On New Year’s Day 2002 Ahern went to his local newsagents in Drumcondra and bought sultana cake, milk and pears. He paid in Irish pounds and was given his change in euro. He came to the shop for newspapers and fruit regularly, according to the shopkeeper, Marion O’Neill, but this was different: it was a scheduled press event, and photographers and reporters were there to record the Taoiseach’s first use of the new currency. Someone had even brought a bottle of champagne. It was election year, the reporters pointed out. Would Ahern still be Taoiseach after the poll? ‘We’ll keep trying,’ he replied.

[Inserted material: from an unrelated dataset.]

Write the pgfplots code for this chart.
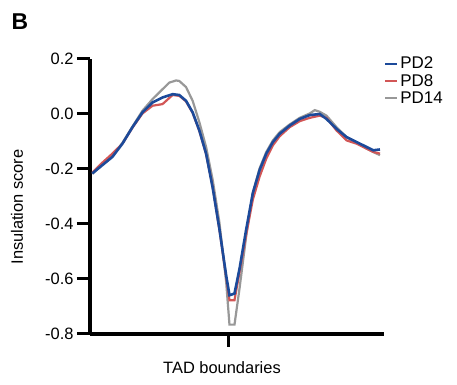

The circumstances facing the Government as it entered election year were not as they had been envisaged a year earlier. The dot-com boom, which had boosted the United States and the global economy, had come to an end, and the world economy was also suffering from the insecurities created by the attacks on the United States on 11 September 2001. The concerns that Brussels had about Irish and European inflation were no longer an issue, and, for the first time since its coming into power, the Ahern Government was having to deal with difficult economic circumstances. The change in the atmosphere, however, did not lead to any slowing in the rate of current and capital expenditure.

Ahern also found himself facing a new leader of the opposition. Poor poll results had prompted discontent in Fine Gael with the leadership of John Bruton, and, though he successfully resisted a number of efforts to shift him, he was eventually replaced in early 2001 by the Limerick
TD
and former schoolteacher Michael Noonan. According to Mark Brennock, nine months before Bruton was ousted, an unnamed Fianna Fáil minister had said to him, ‘Fine Gael are going to dump Bruton and hand us the election.’

The shafting of Bruton certainly did little to improve the party’s ratings or that of its leader, though Fianna Fáil was also having difficulties. An
Irish Times
/
MRBI
opinion poll of 25 January showed that satisfaction with the Government was down ten points since the previous poll, and support for Fianna Fáil had dropped one point. Ahern’s personal satisfaction rating had climbed to 68 per cent, its highest level in eighteen months. A return to power of the Fianna Fáil-
PD
coalition was the preferred choice among those offered to respondents in the survey.

The final Fianna Fáil ard-fheis before the election took place in the second weekend in March, in the wake of an abortion referendum in which the electorate had voted against a Government proposal for constitutional change. In the opening remarks of his address Ahern hit the note that he and his party were privately hoping would not only return them to power but would provide them with an absolute majority. ‘During the longest and most stable Government that this nation has seen in peacetime, during the longest and most spectacular economic growth that this nation has ever seen in our history, we have met the challenge with courage and with confidence,’ he said. The speech was stuffed with figures. It also addressed the issue of political sleaze.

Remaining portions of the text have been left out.